Gli Autonomisti, ad esempio, si sono più volte scontrati con il presidente della Regione: una prima volta per lo stop al rilascio delle autorizzazioni propedeutiche alla realizzazione degli impianti rinnovabili; poi sulla gestazione del bando per i termovalorizzatori e sulla rimodulazione di un centinaio di milioni della vecchia programmazione UE (da spendere entro l’anno). A un certo punto minacciarono di uscire dalla giunta se non si fosse posto rimedio all’anomalia dei due elenchi dei direttori generali delle Aziende sanitarie (i “maggiormente idonei” e gli “idonei e basta”). Protagonista del corpo a corpo con Schifani – anche se ultimamente, a mezzo stampa, sono arrivati segnali di riconciliazione – è stato l’assessore all’Energia e ai Rifiuti, Roberto Di Mauro. Uno che non le mandava a dire neppure a Musumeci.
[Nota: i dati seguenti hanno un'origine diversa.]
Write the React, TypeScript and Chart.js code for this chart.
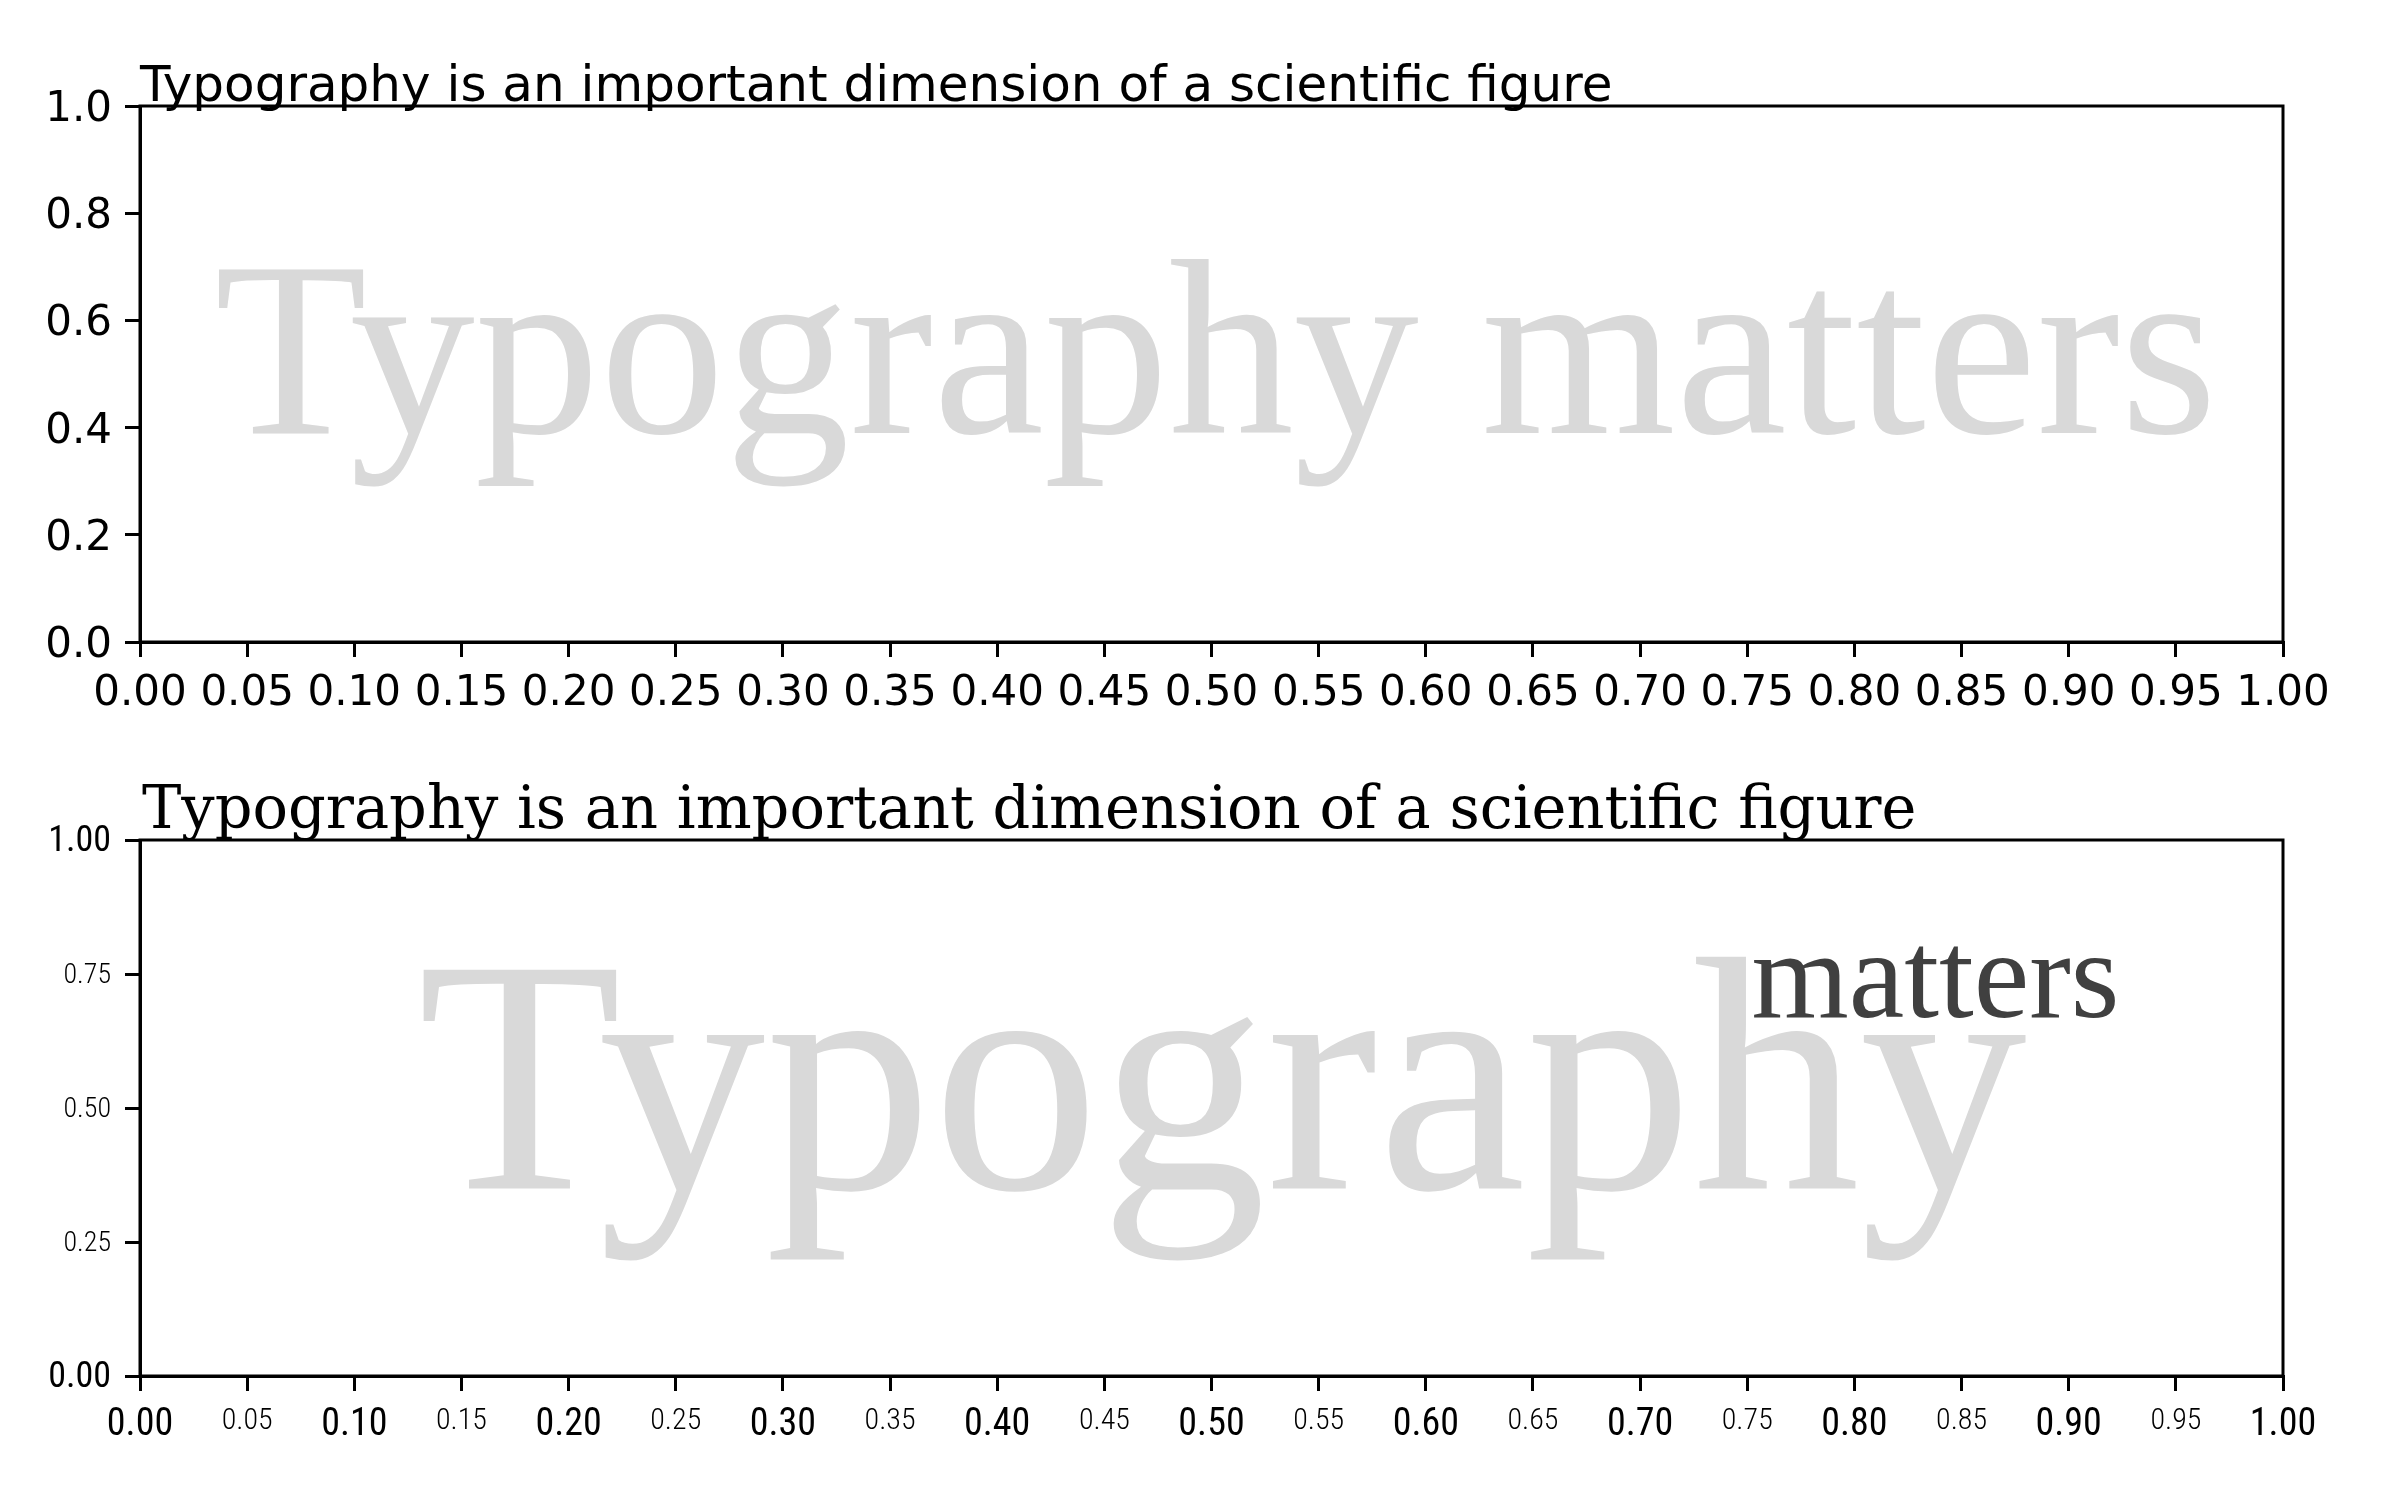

Questa giunta, insomma, non ha alcuna agibilità politica. Non si basa sulla fiducia reciproca tra assessori. Piuttosto, sembra reggersi su una manifesta insofferenza nei confronti del presidente. Il silenzio degli innocenti: per evitare di fargli un torto, e di finire nella “black list”, nessuno parla. E nessuno fa, cosa assai più grave. Qualsiasi cosa, d’altronde, verrebbe interpretata come una fuga in avanti o un tradimento. Allora meglio battere in ritirata, e tenere i guizzi per un’altra volta. A questo male oscuro del centrodestra non c’è rimedio, se non litigare. Da qui l’unica strategia: fare il meno possibile e spartirsi tutto il possibile. Nomine, incarichi, mance. Lunga vita al re.